At the end I ended up being a causality and was dragged by a guy for about four hundred feet because he was to tired to put me on his shoulders.  Then three other guys came by to help him out and help get me to safety.     I tried to swap with someone because being carried is something I am not used to. I found out at the very end that one of the larger tattooed gentlemen that carried me the last four hundred meters was actually in Somalia when this all went down. I have to say it was an honor to be carried by a hero like that.
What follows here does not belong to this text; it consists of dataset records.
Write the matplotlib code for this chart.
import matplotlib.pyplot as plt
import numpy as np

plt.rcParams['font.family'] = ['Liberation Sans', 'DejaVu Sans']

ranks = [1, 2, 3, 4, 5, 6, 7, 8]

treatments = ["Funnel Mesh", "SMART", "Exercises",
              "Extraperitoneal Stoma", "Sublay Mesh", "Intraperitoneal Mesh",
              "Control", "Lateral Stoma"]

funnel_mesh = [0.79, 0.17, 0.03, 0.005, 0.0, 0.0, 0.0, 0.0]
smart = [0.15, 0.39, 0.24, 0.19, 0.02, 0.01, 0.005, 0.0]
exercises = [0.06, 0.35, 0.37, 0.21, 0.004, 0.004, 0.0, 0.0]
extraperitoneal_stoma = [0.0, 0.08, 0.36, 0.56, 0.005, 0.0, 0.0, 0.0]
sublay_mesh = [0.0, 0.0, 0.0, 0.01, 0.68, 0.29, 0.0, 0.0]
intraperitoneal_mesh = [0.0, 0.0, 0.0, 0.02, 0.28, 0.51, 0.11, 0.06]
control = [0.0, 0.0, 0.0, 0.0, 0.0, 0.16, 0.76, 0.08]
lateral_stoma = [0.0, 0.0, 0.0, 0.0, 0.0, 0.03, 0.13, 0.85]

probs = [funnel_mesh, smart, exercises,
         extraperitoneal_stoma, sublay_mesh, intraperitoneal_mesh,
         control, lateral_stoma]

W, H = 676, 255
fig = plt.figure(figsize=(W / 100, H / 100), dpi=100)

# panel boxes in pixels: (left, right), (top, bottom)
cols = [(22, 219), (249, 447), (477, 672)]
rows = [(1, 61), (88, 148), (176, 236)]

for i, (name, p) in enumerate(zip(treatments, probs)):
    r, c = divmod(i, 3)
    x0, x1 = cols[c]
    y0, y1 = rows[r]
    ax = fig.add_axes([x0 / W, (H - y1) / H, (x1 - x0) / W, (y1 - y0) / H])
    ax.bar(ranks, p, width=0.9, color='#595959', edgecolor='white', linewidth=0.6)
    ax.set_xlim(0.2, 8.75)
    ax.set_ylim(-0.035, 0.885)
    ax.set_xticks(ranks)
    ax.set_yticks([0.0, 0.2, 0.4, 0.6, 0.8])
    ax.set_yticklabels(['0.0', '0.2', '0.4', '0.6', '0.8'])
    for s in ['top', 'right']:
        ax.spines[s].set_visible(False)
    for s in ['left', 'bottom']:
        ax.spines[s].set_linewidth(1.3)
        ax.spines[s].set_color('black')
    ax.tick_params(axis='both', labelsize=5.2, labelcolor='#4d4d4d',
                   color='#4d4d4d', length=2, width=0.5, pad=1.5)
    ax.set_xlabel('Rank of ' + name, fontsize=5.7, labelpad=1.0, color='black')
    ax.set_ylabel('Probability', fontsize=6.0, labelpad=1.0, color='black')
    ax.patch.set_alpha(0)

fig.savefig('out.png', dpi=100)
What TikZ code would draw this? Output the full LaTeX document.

I know this is a very long post and if you have made it to this point I will leave you with some parting wisdom and thoughts.  I have always had a huge respect for those that Serve in Special Forces but reading about their trials is much different than experiencing their training.   I can say right now that no accomplishment is better earned than those that have served in Special Forces.  These men train to the point that their bodies quit and then find the resolve to push on.  Once they are done training then they take those lessons learned and they push Freedom where ever it needs to be pushed.  There was no gun fire last night or any real harm to us just a lot of heavy work.  The doubt the fear and the pain that we felt was nothing compared to what this guys go through on a daily basis.  I will tell you that there was not an hour that went by that I did not think about quitting.  Having that cell phone in my bag was an easy out and I knew it was there.  These guys have no easy out in the field and that is what I had to think about.   In Somalia they couldn't just say this is to hard I need to leave.  Some even fought to get in the fight and were told no again and again until giving the green light.  These are true heroes.  I learned so much about myself and about life on this event.  To get to know yourself better you need to put yourself in a place that you never thought you could crawl out of then find a way to make it out.  Thank you Go Ruck, the three Cadres, and the whole team for putting me through hell and helping me make it.